I always knew that NBA Jam started off as an arcade game and later came to console. I didn’t play much NBA Jam on an arcade cabinet because I did not grow up with an arcade nearby, so my gaming was mostly done on consoles. This book went over the history of Midway and Acclaim (two big names featured on many of my SNES game cartridges). Midway had created NBA Jam, while Acclaim ported it to consoles. I actually found a few of my old Midway/Acclaim games and other games mentioned in this book:

NBA Jam (The Book)

The book begins during the arcade craze of the early 90s. It’s crazy how many arcade cabinets sold back then and how much money these games made just one or two quarters at a time. As I said earlier I wasn’t big into the arcade scene, but everyone who owned a SNES or Sega Genesis owned NBA Jam. So, we had plenty of NBA Jam tournaments at all the houses in my neighborhood, without spending any quarters.

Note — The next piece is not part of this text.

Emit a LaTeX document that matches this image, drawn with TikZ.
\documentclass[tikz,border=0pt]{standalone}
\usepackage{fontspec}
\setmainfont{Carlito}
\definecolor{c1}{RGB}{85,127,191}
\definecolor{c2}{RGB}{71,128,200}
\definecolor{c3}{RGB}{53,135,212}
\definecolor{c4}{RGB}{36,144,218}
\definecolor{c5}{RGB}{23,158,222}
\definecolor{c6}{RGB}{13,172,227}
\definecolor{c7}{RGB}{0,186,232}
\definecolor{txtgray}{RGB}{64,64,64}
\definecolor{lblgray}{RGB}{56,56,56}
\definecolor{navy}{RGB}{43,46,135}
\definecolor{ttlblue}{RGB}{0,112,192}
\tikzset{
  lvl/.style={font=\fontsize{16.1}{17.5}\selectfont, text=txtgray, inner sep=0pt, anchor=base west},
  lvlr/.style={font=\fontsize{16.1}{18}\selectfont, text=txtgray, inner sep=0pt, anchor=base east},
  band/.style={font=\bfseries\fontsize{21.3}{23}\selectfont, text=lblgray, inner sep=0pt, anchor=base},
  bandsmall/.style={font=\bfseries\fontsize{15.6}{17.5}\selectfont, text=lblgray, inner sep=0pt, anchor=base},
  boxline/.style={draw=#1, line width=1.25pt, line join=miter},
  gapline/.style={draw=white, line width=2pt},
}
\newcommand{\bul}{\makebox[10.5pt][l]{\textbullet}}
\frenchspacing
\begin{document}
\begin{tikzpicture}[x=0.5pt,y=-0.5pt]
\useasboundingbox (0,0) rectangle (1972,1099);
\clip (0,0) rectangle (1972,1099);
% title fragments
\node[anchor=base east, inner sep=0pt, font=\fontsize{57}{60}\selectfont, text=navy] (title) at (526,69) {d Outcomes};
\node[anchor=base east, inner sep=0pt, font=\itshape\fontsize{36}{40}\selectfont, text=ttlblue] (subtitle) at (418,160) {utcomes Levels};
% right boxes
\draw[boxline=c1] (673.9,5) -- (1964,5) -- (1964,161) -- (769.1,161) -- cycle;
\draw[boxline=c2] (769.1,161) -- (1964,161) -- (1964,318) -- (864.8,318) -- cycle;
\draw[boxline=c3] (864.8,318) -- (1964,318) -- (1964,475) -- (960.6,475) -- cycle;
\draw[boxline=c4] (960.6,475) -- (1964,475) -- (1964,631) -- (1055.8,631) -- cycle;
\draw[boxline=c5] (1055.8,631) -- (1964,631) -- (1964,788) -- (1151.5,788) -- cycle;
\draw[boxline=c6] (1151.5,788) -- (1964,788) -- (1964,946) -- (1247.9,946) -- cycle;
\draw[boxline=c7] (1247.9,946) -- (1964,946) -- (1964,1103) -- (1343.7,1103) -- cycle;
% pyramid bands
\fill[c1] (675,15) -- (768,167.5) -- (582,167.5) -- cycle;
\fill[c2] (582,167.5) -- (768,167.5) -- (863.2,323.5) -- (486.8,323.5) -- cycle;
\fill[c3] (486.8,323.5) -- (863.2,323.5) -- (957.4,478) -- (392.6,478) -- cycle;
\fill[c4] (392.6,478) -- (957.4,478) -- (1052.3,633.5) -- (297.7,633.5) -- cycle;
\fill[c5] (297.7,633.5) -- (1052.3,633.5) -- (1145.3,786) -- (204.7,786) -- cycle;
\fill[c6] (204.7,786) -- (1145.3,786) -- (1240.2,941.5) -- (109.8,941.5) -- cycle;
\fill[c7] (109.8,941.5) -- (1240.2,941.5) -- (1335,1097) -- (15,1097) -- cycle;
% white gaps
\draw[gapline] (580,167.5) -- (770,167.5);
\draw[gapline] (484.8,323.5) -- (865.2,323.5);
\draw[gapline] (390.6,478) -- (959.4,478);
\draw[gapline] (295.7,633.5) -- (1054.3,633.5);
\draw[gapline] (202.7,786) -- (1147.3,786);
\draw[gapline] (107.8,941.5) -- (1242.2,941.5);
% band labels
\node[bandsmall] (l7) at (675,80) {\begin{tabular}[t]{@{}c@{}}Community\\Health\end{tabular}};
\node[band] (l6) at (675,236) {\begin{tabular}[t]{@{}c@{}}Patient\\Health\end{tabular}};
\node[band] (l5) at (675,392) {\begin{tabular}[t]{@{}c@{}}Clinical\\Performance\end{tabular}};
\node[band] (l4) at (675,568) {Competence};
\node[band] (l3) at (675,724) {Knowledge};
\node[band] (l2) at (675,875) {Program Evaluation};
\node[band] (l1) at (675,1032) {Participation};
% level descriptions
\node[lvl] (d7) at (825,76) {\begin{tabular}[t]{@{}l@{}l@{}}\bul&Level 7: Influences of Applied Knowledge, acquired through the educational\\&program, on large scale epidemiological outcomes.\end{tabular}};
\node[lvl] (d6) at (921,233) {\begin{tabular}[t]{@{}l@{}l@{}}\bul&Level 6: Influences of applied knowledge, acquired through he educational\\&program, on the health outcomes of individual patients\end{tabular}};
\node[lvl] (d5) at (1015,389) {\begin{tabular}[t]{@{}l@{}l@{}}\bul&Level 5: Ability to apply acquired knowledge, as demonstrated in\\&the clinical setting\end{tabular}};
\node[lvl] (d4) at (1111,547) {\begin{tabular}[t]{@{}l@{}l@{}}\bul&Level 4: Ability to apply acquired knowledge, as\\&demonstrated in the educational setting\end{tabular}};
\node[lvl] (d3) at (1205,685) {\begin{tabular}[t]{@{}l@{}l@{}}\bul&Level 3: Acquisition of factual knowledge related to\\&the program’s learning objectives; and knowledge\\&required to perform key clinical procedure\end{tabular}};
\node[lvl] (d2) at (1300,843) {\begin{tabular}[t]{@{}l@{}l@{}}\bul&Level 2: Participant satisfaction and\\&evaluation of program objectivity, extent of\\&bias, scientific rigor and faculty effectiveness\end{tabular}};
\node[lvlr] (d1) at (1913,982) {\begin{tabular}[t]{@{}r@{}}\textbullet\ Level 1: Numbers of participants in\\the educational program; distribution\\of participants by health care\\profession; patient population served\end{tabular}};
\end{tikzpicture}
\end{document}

For me, playing an arcade cabinet was a special occasion at the movies, a restaurant outing, while my mom was getting her haircut. It’s crazy that I always thought of NBA Jam as a game made by Acclaim, when they were just the company that had ported the game from coin-op to home consoles. They also ended up with the license at the end of their partnership with Midway.

If Midway would have survived and kept the NBA license I could see there being a lot more arcade-style sports games today, but maybe I’m wrong. Maybe it’s a different time and people don’t want that anymore. Look what happened with NBA Playgrounds, it was a mega flop (they had to give us Shaq Fu for FREE after the failed release of NBA Playgrounds). I tried playing NBA Playgrounds many times and it just never felt right. Maybe I was just looking for more NBA Jam and they were trying to do something different.

There were many great tales (real or fake) featured in this book. Shaq owning his own NBA cabinet and having tournaments with his teammates. Michael Jordan not being in the game, but also wanting a cabinet for his home with him in the game just for himself (click the link to read my article about MJ not being in games when I was growing up). Glen Rice beating his kids in NBA Jam. All of the secret players that made it into the game (from developers to actors to presidents).

There’s some good stories about Mark Turmell (creator of NBA Jam) the self-taught coder who made his first game as a teen, Sneakers. He even made it so that when the Pistons (his home team) played the Bulls (their rival), in the final seconds of the game the Bulls shooting percentage would plummet so that his Pistons would always have a chance to come back.

I remember us all punching in random button combos during the pregame loading screen, just to see what cheats we’d unlock. Big Head mode, Juice mode and Power ups for different attributes. This was a big thing in many of Midway’s games (and arcade games in general), mashing buttons in the pre-game loading screen just to see what you could unlock. It was a thing in Mortal Kombat and most of NBA Jam’s successors.

Finding my copy of NBA Jam and all of these other games has really made me want to plug in my SNES and see how these games hold up. And I may do that soon.

If you find a book in the Boss Fight Books library about a game that meant a lot to you, I definitely recommend you read it. It’s cool to see what the game may have meant to other people, or learn about it’s strange history (because let’s face it, most games do have strange histories).